• **THE PROBLEM**
Starting at the top of the listing, extract every line up to and including the one with "yticks = [0, 500, 1000, 1500, 2000, 2500]". Pictures stay out of the copy.

══════

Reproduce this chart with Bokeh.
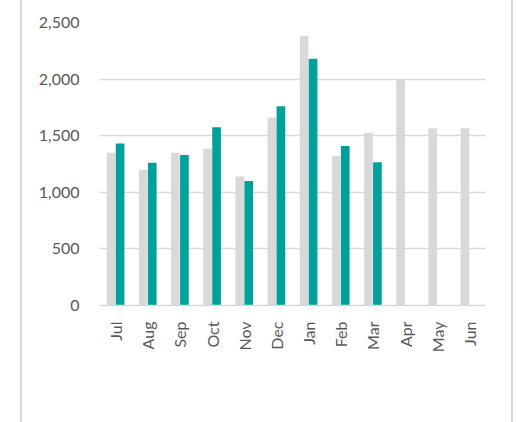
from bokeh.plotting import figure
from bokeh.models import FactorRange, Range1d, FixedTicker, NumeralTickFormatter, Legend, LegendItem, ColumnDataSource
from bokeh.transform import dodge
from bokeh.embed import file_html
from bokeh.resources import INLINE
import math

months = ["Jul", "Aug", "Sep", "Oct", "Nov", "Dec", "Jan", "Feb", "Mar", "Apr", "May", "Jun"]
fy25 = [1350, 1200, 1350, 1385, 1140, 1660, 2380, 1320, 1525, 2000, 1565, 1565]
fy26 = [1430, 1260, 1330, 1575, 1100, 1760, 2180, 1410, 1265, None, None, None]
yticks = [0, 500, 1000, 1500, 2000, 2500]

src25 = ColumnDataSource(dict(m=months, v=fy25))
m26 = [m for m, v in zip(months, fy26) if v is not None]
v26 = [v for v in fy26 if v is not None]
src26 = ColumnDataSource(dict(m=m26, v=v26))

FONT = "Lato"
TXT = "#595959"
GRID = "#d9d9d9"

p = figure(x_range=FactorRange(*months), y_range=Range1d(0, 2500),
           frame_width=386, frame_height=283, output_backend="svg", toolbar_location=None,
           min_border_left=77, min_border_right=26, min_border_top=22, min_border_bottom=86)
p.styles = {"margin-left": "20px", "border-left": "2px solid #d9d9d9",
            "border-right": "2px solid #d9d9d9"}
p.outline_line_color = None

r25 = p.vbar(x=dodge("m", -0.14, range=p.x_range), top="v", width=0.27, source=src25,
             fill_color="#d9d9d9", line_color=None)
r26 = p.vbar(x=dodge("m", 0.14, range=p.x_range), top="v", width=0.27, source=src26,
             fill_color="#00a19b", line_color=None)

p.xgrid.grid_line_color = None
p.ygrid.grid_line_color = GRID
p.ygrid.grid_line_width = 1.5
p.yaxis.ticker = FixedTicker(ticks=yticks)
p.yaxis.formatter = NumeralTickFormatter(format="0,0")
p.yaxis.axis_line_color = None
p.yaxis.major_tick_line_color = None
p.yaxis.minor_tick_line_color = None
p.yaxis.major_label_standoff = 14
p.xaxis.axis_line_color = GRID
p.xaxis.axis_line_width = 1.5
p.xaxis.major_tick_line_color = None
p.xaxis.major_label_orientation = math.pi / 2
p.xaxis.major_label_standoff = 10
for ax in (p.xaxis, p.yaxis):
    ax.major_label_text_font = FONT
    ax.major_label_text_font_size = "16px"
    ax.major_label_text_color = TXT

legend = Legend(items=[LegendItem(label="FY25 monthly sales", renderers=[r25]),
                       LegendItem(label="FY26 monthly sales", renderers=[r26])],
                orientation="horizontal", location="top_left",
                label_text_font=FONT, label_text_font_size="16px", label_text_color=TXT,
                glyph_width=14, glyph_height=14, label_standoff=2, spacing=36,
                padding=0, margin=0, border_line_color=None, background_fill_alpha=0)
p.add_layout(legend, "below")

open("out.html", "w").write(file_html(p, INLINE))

══════

• **EXPECTED ANSWER**
Reproduce this chart with Bokeh.
from bokeh.plotting import figure
from bokeh.models import FactorRange, Range1d, FixedTicker, NumeralTickFormatter, Legend, LegendItem, ColumnDataSource
from bokeh.transform import dodge
from bokeh.embed import file_html
from bokeh.resources import INLINE
import math

months = ["Jul", "Aug", "Sep", "Oct", "Nov", "Dec", "Jan", "Feb", "Mar", "Apr", "May", "Jun"]
fy25 = [1350, 1200, 1350, 1385, 1140, 1660, 2380, 1320, 1525, 2000, 1565, 1565]
fy26 = [1430, 1260, 1330, 1575, 1100, 1760, 2180, 1410, 1265, None, None, None]
yticks = [0, 500, 1000, 1500, 2000, 2500]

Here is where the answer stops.